The Washington State high court declared this provision, known as Section 760, to be unconstitutional for the absurd reason that it infringes on the First Amendment rights of the union. The court argued unconvincingly that the law “regulates the relationship between the union and agency fee payers with regard to political expression and thus violates the union’s right of expressive association.” The court decided that a union “has the [First Amendment] right to use nondissenting nonmembers’ fees for political purposes,” but also, confusingly, that “presumption of dissent violates the First Amendment rights of both members and nonmembers.”
The Supreme Court reversed the erroneous ruling. Writing the opinion, Justice Antonin Scalia concluded that, “[t]he principal reason the Supreme Court of Washington concluded that 760 was unconstitutional was that it believed that our agency-fee cases, having balanced the constitutional rights of unions and of nonmembers, dictated that a nonmember must shoulder the burden of objecting before a union can be barred from spending his fees for purposes impermissible under” a ruling from a previous agency-fee case. “Those cases were not balancing constitutional rights,” as WEA had argued, “for the simple reason that unions have no constitutional entitlement to the fees of nonmember-employees.”

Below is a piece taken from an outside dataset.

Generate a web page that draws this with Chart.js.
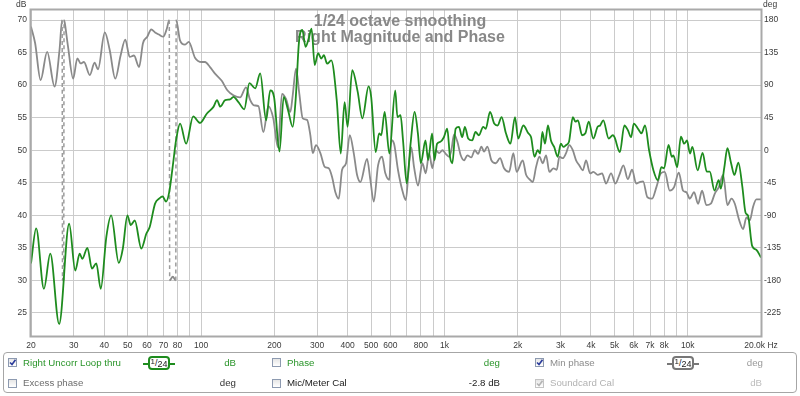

Section 760, the court also noted, “is not fairly described as a restriction on how the union can spend ‘its’ money; it is a condition placed upon the union’s extraordinary state entitlement to acquire and spend other people’s money.” And this gets to the heart of the problem. The court’s unanimous ruling is a victory for commonsense jurisprudence — and for a reasonable reading of the First Amendment. But the issue of why workers in Washington, along with several other states, can be forced to pay union dues even if they chose not to join the union remains unsolved. In that sense, Thursday’s ruling provides little help for reformers in addressing that issue.